Available data:
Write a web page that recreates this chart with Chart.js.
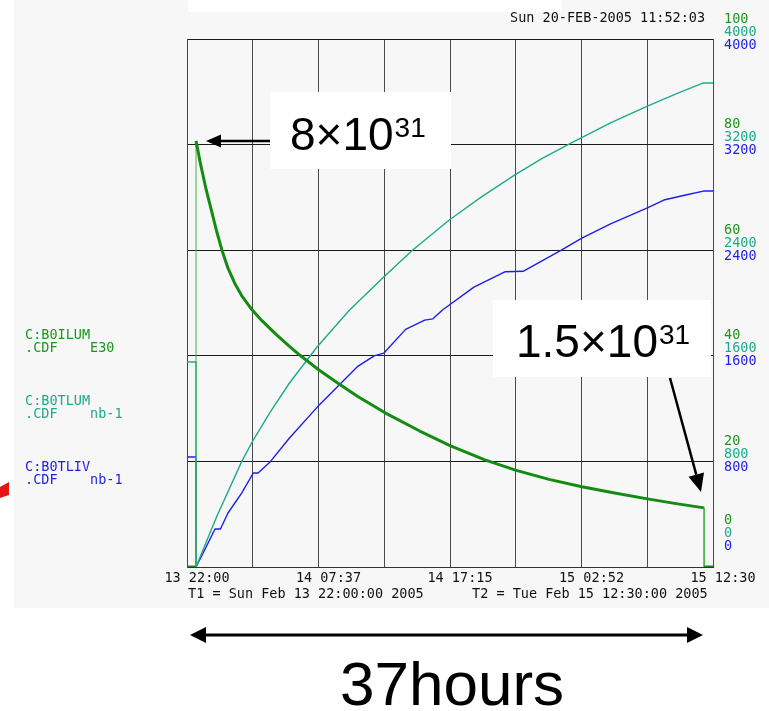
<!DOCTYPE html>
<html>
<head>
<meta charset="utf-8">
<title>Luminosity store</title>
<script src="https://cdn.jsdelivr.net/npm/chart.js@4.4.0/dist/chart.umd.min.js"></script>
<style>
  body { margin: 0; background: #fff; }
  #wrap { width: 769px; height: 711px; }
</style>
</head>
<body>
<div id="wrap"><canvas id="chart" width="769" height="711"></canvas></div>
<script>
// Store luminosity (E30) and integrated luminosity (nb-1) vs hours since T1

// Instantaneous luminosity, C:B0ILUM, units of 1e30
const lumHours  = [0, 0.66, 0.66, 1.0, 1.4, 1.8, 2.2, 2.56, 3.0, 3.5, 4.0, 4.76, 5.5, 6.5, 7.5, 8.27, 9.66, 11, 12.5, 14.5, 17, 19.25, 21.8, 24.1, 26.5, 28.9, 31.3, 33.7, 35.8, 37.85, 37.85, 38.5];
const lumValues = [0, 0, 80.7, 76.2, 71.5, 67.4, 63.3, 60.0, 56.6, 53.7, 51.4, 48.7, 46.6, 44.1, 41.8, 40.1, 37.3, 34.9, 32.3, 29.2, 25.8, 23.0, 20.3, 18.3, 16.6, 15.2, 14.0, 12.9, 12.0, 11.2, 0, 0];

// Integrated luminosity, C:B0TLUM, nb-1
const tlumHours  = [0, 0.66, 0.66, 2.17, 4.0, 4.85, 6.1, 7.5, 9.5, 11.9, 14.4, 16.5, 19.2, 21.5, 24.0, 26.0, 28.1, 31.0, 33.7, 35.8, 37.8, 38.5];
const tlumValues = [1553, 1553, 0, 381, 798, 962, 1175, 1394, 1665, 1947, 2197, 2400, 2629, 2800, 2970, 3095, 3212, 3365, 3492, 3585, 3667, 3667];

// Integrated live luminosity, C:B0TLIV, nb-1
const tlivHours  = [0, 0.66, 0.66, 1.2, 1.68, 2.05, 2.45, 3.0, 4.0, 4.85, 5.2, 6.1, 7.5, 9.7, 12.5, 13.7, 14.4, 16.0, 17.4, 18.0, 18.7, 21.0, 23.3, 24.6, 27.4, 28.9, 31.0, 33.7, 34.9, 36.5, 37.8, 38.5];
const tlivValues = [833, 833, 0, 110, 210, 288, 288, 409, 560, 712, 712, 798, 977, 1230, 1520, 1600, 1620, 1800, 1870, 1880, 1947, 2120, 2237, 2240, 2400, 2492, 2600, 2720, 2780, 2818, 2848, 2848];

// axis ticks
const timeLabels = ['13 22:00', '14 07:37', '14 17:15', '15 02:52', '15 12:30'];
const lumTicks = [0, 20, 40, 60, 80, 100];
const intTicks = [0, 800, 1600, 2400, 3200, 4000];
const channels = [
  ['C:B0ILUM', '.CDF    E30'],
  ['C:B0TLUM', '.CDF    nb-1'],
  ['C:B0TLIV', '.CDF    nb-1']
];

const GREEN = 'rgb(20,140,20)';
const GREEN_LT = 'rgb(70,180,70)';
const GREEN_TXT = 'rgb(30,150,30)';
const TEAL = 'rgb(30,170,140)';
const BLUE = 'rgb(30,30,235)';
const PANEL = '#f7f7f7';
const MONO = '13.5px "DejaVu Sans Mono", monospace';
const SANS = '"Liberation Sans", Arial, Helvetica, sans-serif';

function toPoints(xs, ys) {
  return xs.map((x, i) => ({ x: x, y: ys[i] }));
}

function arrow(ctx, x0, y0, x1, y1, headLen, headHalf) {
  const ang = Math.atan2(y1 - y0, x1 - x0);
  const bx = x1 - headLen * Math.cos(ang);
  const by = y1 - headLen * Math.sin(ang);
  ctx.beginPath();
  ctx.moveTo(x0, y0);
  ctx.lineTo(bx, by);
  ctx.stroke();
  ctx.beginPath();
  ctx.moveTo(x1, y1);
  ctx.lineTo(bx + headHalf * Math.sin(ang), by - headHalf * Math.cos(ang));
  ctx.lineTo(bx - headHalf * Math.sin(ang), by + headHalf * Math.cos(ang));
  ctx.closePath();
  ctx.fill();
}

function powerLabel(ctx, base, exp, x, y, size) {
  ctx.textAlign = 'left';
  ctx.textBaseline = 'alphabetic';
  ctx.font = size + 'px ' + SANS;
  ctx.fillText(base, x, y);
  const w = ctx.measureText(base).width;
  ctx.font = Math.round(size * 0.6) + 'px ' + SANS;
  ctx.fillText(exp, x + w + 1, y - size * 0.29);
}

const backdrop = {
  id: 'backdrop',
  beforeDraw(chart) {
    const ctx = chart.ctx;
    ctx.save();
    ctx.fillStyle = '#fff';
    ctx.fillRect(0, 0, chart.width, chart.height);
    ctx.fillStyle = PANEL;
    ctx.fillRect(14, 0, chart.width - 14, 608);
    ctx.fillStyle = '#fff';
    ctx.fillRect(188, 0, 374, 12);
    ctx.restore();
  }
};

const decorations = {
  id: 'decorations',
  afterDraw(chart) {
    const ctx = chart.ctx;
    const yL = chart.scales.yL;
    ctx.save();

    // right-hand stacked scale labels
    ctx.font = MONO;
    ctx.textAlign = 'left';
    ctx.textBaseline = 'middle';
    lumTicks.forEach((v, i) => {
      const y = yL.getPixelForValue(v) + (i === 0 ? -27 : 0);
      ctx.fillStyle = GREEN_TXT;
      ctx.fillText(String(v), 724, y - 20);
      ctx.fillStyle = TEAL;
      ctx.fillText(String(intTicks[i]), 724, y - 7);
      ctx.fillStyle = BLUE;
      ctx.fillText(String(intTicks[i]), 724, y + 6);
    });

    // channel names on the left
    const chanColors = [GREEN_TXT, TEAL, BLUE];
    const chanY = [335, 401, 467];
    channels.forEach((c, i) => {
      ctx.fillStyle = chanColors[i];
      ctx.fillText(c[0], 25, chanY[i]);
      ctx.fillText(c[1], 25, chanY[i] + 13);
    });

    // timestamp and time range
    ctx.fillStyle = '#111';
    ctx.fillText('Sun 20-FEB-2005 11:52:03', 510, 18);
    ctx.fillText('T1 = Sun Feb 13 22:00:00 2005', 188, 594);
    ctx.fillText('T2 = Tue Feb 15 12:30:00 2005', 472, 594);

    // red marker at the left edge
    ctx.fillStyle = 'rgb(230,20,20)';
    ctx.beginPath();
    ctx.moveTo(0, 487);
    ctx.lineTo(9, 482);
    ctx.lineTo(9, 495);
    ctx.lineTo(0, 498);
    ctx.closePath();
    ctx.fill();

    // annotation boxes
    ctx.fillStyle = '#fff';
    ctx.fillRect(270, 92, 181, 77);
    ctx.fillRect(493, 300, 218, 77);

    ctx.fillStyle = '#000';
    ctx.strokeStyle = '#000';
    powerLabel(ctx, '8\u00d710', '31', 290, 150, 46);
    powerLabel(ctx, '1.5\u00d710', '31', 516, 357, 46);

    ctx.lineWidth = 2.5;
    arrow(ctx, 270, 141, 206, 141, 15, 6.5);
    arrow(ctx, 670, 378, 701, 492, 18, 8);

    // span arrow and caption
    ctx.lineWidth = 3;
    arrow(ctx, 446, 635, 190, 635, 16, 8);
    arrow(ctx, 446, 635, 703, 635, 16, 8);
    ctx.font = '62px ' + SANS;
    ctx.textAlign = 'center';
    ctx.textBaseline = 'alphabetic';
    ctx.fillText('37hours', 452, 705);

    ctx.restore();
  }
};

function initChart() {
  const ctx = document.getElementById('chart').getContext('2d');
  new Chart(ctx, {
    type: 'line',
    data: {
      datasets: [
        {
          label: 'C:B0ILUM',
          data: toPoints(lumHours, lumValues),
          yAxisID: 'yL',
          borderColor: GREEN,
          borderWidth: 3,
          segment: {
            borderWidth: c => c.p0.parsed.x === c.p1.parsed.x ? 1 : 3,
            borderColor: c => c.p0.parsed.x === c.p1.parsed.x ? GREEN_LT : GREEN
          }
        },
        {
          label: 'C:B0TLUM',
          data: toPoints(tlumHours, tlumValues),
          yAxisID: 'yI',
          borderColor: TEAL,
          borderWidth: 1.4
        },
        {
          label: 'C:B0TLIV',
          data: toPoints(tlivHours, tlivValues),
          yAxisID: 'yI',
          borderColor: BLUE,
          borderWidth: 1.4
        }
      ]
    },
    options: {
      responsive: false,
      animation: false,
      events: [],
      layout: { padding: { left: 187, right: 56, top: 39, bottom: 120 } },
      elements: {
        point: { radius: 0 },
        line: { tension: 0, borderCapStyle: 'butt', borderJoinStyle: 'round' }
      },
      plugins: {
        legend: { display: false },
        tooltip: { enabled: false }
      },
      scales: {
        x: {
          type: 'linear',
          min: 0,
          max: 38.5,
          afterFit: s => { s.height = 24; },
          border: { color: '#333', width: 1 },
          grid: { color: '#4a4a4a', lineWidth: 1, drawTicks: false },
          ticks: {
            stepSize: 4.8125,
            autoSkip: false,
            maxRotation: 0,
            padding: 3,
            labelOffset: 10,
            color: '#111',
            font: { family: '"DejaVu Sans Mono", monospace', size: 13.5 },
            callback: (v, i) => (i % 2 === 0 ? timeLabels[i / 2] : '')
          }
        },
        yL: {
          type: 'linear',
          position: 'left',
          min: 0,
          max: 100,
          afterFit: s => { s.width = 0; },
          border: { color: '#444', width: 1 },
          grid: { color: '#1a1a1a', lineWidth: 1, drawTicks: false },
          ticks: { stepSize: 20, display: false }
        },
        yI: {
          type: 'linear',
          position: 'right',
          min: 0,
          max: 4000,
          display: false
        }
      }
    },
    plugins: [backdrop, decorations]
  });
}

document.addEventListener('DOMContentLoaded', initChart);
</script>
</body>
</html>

Aim: Give back exactly the lines from the first line of the data through the line with "3585, 3667, 3667];", pictures excluded.

Result:
Write a web page that recreates this chart with Chart.js.
<!DOCTYPE html>
<html>
<head>
<meta charset="utf-8">
<title>Luminosity store</title>
<script src="https://cdn.jsdelivr.net/npm/chart.js@4.4.0/dist/chart.umd.min.js"></script>
<style>
  body { margin: 0; background: #fff; }
  #wrap { width: 769px; height: 711px; }
</style>
</head>
<body>
<div id="wrap"><canvas id="chart" width="769" height="711"></canvas></div>
<script>
// Store luminosity (E30) and integrated luminosity (nb-1) vs hours since T1

// Instantaneous luminosity, C:B0ILUM, units of 1e30
const lumHours  = [0, 0.66, 0.66, 1.0, 1.4, 1.8, 2.2, 2.56, 3.0, 3.5, 4.0, 4.76, 5.5, 6.5, 7.5, 8.27, 9.66, 11, 12.5, 14.5, 17, 19.25, 21.8, 24.1, 26.5, 28.9, 31.3, 33.7, 35.8, 37.85, 37.85, 38.5];
const lumValues = [0, 0, 80.7, 76.2, 71.5, 67.4, 63.3, 60.0, 56.6, 53.7, 51.4, 48.7, 46.6, 44.1, 41.8, 40.1, 37.3, 34.9, 32.3, 29.2, 25.8, 23.0, 20.3, 18.3, 16.6, 15.2, 14.0, 12.9, 12.0, 11.2, 0, 0];

// Integrated luminosity, C:B0TLUM, nb-1
const tlumHours  = [0, 0.66, 0.66, 2.17, 4.0, 4.85, 6.1, 7.5, 9.5, 11.9, 14.4, 16.5, 19.2, 21.5, 24.0, 26.0, 28.1, 31.0, 33.7, 35.8, 37.8, 38.5];
const tlumValues = [1553, 1553, 0, 381, 798, 962, 1175, 1394, 1665, 1947, 2197, 2400, 2629, 2800, 2970, 3095, 3212, 3365, 3492, 3585, 3667, 3667];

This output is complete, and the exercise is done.